Figure scripts
---------------
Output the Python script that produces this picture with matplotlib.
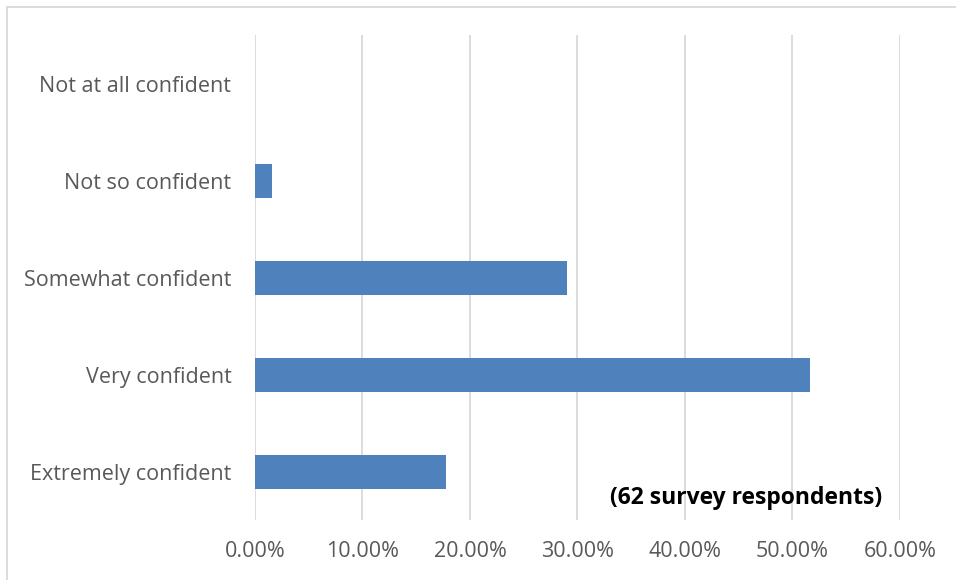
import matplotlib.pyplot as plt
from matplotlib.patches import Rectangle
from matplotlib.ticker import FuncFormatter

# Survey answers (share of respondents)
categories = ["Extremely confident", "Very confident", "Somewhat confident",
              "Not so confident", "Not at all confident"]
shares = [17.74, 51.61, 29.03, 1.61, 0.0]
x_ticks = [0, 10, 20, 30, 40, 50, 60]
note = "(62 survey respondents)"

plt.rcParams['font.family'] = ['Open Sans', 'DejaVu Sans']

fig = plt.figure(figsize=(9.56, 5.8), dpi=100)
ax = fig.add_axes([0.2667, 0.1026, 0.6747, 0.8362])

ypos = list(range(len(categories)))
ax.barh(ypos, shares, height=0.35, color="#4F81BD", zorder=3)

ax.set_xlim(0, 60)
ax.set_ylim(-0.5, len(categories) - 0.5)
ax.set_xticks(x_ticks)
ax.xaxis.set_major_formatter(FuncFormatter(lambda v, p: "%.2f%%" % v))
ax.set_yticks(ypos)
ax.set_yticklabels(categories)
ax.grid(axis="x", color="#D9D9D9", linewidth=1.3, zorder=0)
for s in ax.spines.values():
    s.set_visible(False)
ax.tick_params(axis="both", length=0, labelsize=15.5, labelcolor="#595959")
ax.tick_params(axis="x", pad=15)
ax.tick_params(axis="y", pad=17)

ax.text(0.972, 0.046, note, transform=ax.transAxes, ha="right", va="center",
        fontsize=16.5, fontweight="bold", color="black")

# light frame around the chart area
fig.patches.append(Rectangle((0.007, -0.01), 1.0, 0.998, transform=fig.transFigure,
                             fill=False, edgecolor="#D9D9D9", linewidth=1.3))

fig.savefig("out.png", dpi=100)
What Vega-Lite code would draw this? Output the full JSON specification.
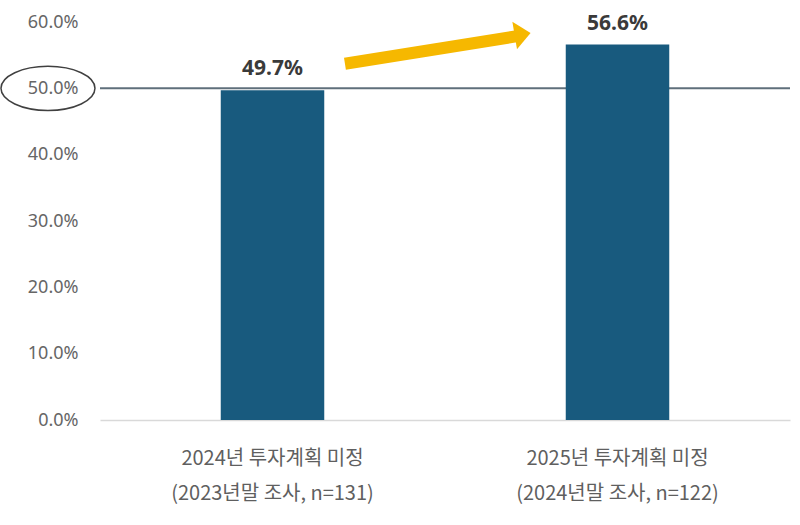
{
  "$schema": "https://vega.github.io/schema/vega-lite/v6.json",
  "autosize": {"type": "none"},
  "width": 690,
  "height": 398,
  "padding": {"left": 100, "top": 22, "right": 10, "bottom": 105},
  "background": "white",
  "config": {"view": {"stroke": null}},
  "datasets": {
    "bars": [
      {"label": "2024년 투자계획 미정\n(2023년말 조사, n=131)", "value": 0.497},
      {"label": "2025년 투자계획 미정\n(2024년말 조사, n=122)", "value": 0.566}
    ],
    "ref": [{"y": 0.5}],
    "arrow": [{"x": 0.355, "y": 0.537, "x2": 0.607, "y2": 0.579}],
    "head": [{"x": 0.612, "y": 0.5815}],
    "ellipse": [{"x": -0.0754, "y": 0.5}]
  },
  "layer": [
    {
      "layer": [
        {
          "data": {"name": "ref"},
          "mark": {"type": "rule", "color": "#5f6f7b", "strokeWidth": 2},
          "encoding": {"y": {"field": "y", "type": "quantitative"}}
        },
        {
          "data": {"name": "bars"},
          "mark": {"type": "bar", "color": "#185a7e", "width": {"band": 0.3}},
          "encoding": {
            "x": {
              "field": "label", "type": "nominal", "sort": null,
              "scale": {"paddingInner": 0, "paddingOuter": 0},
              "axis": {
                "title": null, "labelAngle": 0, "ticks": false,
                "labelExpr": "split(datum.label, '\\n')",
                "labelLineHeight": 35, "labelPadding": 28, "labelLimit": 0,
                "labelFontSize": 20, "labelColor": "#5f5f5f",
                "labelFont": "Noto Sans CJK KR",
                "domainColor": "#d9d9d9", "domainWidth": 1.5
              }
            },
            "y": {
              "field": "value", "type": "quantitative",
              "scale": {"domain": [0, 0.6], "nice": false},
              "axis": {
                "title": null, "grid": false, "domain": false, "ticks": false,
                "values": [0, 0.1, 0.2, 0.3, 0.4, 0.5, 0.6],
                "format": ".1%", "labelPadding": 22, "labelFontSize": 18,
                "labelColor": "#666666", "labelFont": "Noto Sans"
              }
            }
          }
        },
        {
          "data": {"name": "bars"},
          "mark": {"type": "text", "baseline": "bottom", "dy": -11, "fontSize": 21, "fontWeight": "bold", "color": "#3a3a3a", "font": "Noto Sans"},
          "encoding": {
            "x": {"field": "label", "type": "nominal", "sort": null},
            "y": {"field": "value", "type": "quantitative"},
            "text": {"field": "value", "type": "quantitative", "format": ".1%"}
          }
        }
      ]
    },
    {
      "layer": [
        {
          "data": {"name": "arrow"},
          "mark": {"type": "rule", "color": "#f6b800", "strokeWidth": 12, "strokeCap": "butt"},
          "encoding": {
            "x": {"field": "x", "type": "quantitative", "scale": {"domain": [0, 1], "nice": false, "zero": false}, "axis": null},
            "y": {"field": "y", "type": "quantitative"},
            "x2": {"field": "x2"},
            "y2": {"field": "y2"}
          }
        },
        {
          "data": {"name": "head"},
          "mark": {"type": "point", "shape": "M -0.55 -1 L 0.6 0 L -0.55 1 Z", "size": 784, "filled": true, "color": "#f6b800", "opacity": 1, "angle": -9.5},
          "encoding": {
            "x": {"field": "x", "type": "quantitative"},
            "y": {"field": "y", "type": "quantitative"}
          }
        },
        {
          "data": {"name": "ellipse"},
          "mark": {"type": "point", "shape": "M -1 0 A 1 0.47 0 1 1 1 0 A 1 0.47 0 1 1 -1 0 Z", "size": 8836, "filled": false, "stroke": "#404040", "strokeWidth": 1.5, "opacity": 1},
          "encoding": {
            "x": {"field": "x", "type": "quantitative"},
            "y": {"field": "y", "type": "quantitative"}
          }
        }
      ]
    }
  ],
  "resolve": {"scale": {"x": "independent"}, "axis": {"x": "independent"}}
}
---------------
REQUIREMENTS ▸ Which lines in the records above contain the string "matplotlib"? Copy each one.

RESPONSE TO THE TASK ▸
Output the Python script that produces this picture with matplotlib.
import matplotlib.pyplot as plt
from matplotlib.patches import Rectangle
from matplotlib.ticker import FuncFormatter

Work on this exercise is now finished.